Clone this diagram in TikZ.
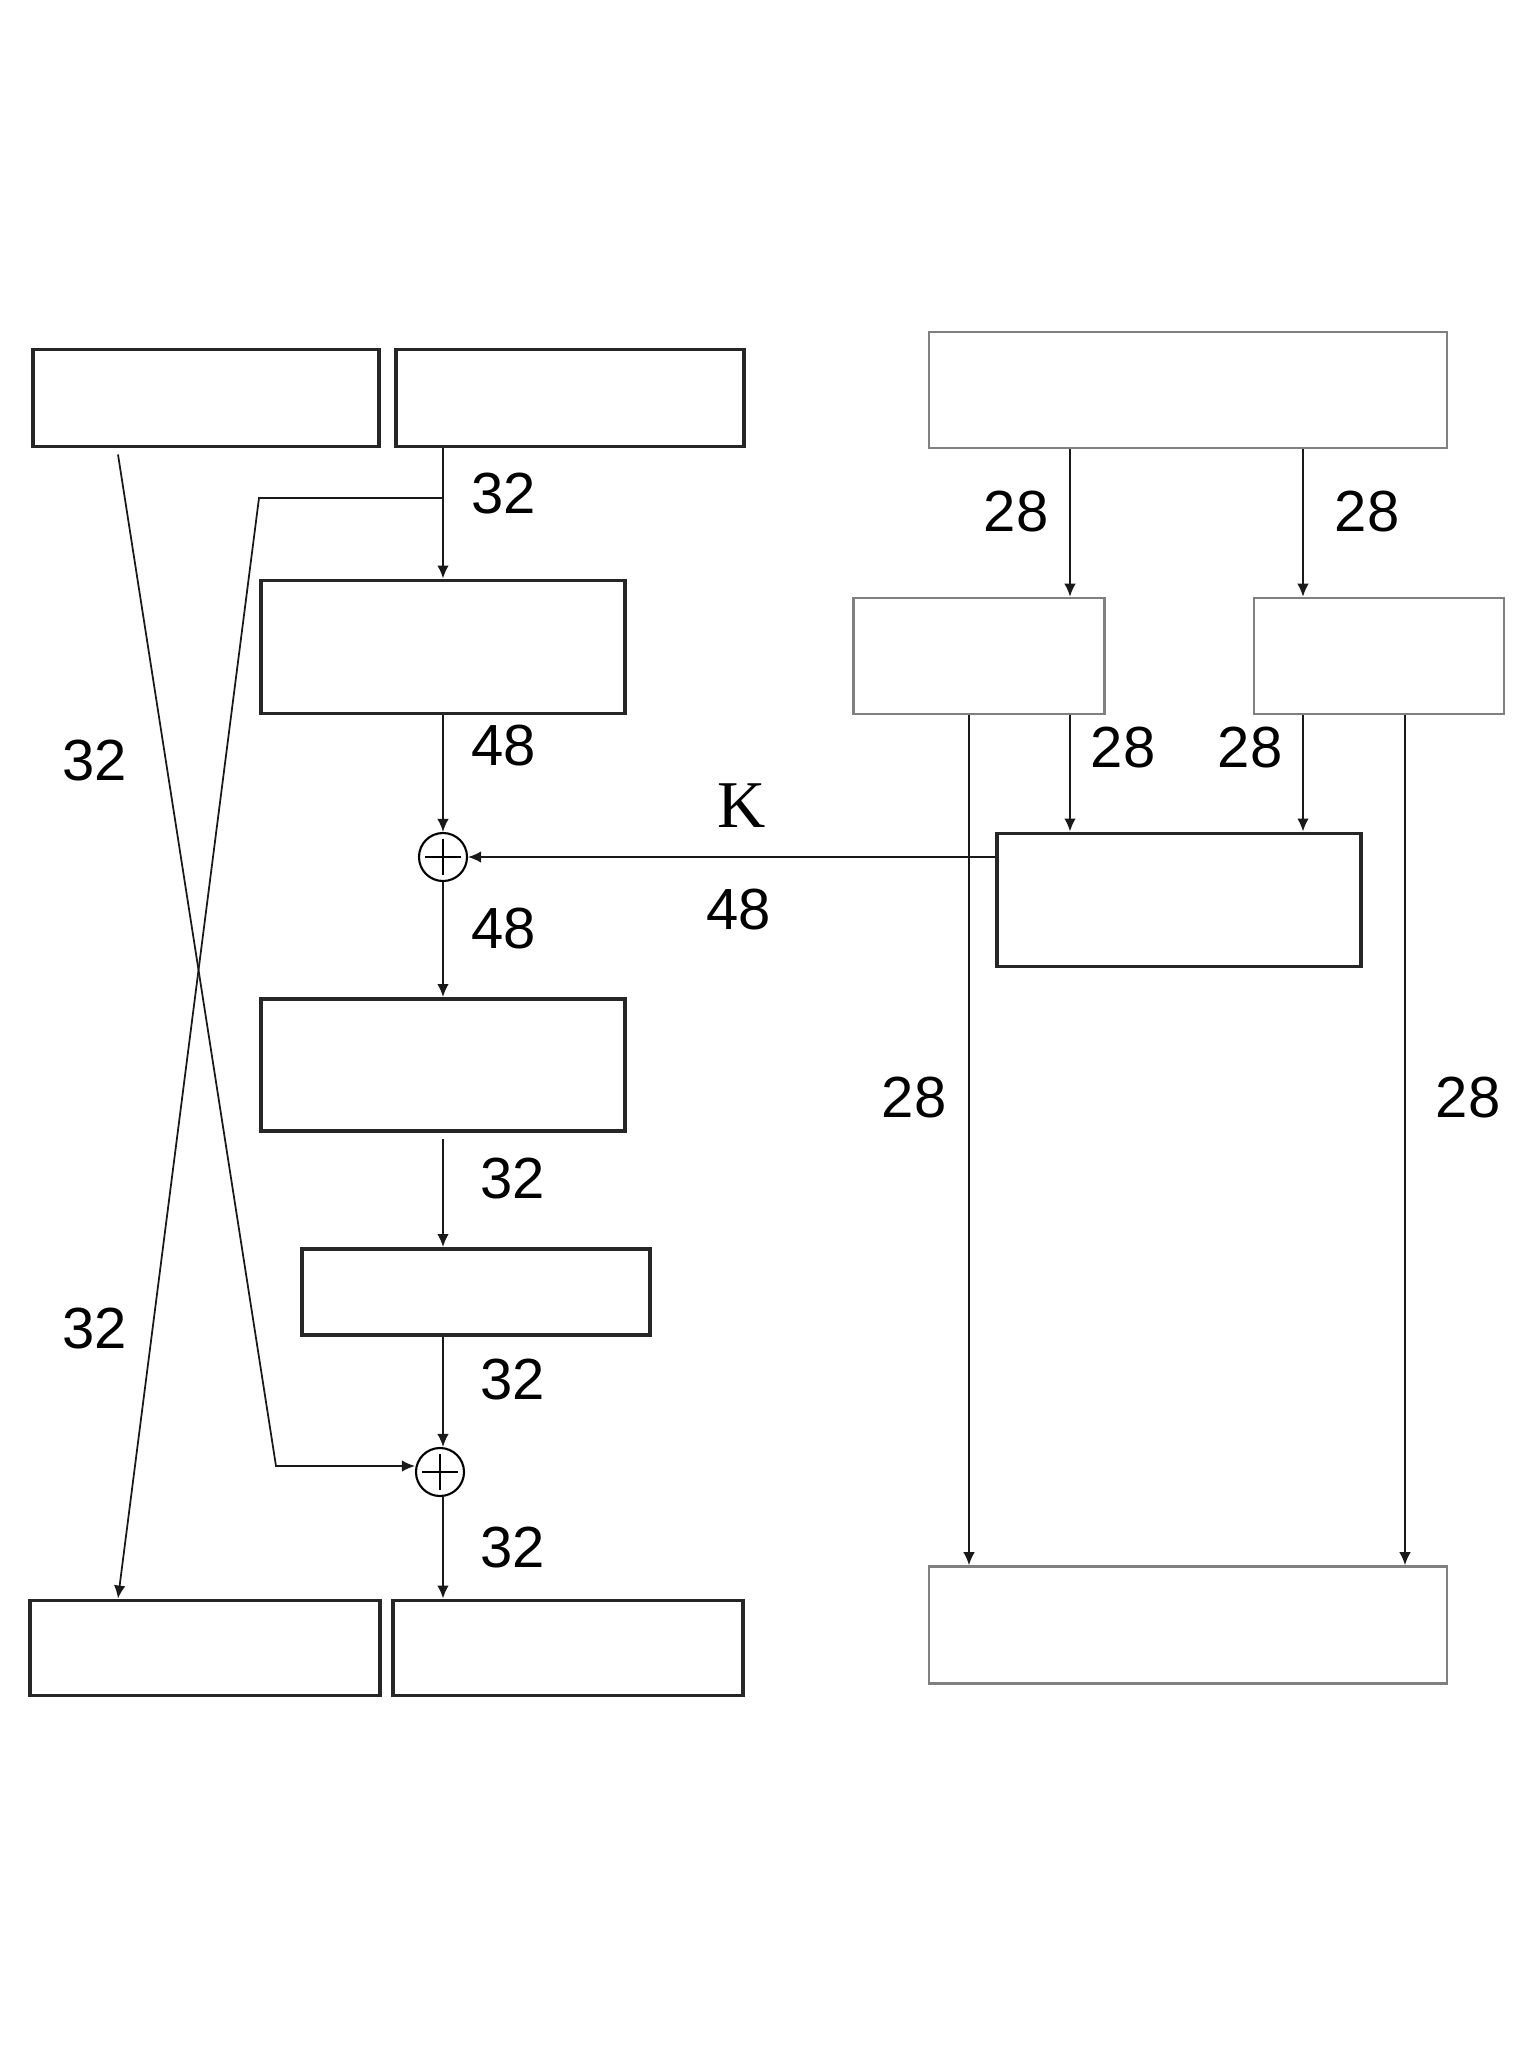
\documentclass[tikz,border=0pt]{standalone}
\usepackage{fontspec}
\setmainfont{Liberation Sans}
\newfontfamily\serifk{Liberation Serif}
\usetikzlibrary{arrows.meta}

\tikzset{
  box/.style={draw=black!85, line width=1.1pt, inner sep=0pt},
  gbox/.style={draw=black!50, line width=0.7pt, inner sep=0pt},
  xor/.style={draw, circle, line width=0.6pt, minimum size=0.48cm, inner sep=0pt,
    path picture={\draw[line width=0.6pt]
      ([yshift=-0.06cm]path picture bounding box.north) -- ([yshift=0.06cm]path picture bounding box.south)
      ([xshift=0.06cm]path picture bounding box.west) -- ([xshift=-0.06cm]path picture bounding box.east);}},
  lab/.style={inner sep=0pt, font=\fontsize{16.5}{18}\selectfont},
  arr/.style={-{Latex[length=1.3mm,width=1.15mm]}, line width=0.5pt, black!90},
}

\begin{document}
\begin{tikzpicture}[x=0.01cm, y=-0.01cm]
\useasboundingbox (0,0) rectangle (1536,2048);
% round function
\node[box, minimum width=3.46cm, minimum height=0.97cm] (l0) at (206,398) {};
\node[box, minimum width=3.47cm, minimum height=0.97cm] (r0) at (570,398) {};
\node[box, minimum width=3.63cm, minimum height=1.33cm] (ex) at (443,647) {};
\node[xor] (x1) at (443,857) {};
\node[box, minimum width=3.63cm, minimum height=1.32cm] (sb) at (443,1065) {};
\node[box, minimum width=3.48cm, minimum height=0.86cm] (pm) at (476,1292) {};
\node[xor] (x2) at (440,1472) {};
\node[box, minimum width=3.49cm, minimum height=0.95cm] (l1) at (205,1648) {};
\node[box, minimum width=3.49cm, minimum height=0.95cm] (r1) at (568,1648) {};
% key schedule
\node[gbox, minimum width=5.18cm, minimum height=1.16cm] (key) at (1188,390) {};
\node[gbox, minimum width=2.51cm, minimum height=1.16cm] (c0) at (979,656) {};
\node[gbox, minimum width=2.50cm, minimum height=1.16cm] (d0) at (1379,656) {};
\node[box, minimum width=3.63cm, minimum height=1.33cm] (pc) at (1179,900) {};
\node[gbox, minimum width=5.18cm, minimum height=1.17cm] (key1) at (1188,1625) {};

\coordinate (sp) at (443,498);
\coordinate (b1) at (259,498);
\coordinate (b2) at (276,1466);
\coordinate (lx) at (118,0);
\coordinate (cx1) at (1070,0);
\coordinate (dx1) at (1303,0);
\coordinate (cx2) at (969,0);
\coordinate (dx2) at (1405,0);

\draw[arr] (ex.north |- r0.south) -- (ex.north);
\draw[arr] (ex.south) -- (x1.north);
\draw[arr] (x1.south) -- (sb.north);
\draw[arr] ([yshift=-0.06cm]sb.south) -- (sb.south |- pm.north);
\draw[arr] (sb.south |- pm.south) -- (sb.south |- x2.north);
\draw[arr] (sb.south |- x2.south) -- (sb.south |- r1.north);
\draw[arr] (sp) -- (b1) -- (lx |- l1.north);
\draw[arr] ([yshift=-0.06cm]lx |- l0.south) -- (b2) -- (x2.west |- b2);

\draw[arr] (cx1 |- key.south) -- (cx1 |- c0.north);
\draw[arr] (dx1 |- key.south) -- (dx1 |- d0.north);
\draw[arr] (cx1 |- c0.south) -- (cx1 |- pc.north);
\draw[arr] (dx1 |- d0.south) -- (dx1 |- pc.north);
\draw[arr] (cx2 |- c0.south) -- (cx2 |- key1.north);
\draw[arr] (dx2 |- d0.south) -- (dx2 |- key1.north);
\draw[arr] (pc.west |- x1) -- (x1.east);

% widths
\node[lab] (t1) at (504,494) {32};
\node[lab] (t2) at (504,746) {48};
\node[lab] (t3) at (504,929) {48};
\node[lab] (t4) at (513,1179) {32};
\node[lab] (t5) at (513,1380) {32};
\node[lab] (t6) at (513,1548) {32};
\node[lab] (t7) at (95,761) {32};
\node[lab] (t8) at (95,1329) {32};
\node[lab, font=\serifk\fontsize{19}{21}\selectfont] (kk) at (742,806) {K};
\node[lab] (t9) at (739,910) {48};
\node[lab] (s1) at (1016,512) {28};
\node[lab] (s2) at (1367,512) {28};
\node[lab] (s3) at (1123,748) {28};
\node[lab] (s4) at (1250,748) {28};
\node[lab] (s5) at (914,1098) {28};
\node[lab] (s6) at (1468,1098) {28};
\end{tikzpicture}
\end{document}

_ _ _ _ _ _ _

* [Aim] Copy out the data above exactly, except the pictures.

* [Answer in full]
Clone this diagram in TikZ.
\documentclass[tikz,border=0pt]{standalone}
\usepackage{fontspec}
\setmainfont{Liberation Sans}
\newfontfamily\serifk{Liberation Serif}
\usetikzlibrary{arrows.meta}

\tikzset{
  box/.style={draw=black!85, line width=1.1pt, inner sep=0pt},
  gbox/.style={draw=black!50, line width=0.7pt, inner sep=0pt},
  xor/.style={draw, circle, line width=0.6pt, minimum size=0.48cm, inner sep=0pt,
    path picture={\draw[line width=0.6pt]
      ([yshift=-0.06cm]path picture bounding box.north) -- ([yshift=0.06cm]path picture bounding box.south)
      ([xshift=0.06cm]path picture bounding box.west) -- ([xshift=-0.06cm]path picture bounding box.east);}},
  lab/.style={inner sep=0pt, font=\fontsize{16.5}{18}\selectfont},
  arr/.style={-{Latex[length=1.3mm,width=1.15mm]}, line width=0.5pt, black!90},
}

\begin{document}
\begin{tikzpicture}[x=0.01cm, y=-0.01cm]
\useasboundingbox (0,0) rectangle (1536,2048);
% round function
\node[box, minimum width=3.46cm, minimum height=0.97cm] (l0) at (206,398) {};
\node[box, minimum width=3.47cm, minimum height=0.97cm] (r0) at (570,398) {};
\node[box, minimum width=3.63cm, minimum height=1.33cm] (ex) at (443,647) {};
\node[xor] (x1) at (443,857) {};
\node[box, minimum width=3.63cm, minimum height=1.32cm] (sb) at (443,1065) {};
\node[box, minimum width=3.48cm, minimum height=0.86cm] (pm) at (476,1292) {};
\node[xor] (x2) at (440,1472) {};
\node[box, minimum width=3.49cm, minimum height=0.95cm] (l1) at (205,1648) {};
\node[box, minimum width=3.49cm, minimum height=0.95cm] (r1) at (568,1648) {};
% key schedule
\node[gbox, minimum width=5.18cm, minimum height=1.16cm] (key) at (1188,390) {};
\node[gbox, minimum width=2.51cm, minimum height=1.16cm] (c0) at (979,656) {};
\node[gbox, minimum width=2.50cm, minimum height=1.16cm] (d0) at (1379,656) {};
\node[box, minimum width=3.63cm, minimum height=1.33cm] (pc) at (1179,900) {};
\node[gbox, minimum width=5.18cm, minimum height=1.17cm] (key1) at (1188,1625) {};

\coordinate (sp) at (443,498);
\coordinate (b1) at (259,498);
\coordinate (b2) at (276,1466);
\coordinate (lx) at (118,0);
\coordinate (cx1) at (1070,0);
\coordinate (dx1) at (1303,0);
\coordinate (cx2) at (969,0);
\coordinate (dx2) at (1405,0);

\draw[arr] (ex.north |- r0.south) -- (ex.north);
\draw[arr] (ex.south) -- (x1.north);
\draw[arr] (x1.south) -- (sb.north);
\draw[arr] ([yshift=-0.06cm]sb.south) -- (sb.south |- pm.north);
\draw[arr] (sb.south |- pm.south) -- (sb.south |- x2.north);
\draw[arr] (sb.south |- x2.south) -- (sb.south |- r1.north);
\draw[arr] (sp) -- (b1) -- (lx |- l1.north);
\draw[arr] ([yshift=-0.06cm]lx |- l0.south) -- (b2) -- (x2.west |- b2);

\draw[arr] (cx1 |- key.south) -- (cx1 |- c0.north);
\draw[arr] (dx1 |- key.south) -- (dx1 |- d0.north);
\draw[arr] (cx1 |- c0.south) -- (cx1 |- pc.north);
\draw[arr] (dx1 |- d0.south) -- (dx1 |- pc.north);
\draw[arr] (cx2 |- c0.south) -- (cx2 |- key1.north);
\draw[arr] (dx2 |- d0.south) -- (dx2 |- key1.north);
\draw[arr] (pc.west |- x1) -- (x1.east);

% widths
\node[lab] (t1) at (504,494) {32};
\node[lab] (t2) at (504,746) {48};
\node[lab] (t3) at (504,929) {48};
\node[lab] (t4) at (513,1179) {32};
\node[lab] (t5) at (513,1380) {32};
\node[lab] (t6) at (513,1548) {32};
\node[lab] (t7) at (95,761) {32};
\node[lab] (t8) at (95,1329) {32};
\node[lab, font=\serifk\fontsize{19}{21}\selectfont] (kk) at (742,806) {K};
\node[lab] (t9) at (739,910) {48};
\node[lab] (s1) at (1016,512) {28};
\node[lab] (s2) at (1367,512) {28};
\node[lab] (s3) at (1123,748) {28};
\node[lab] (s4) at (1250,748) {28};
\node[lab] (s5) at (914,1098) {28};
\node[lab] (s6) at (1468,1098) {28};
\end{tikzpicture}
\end{document}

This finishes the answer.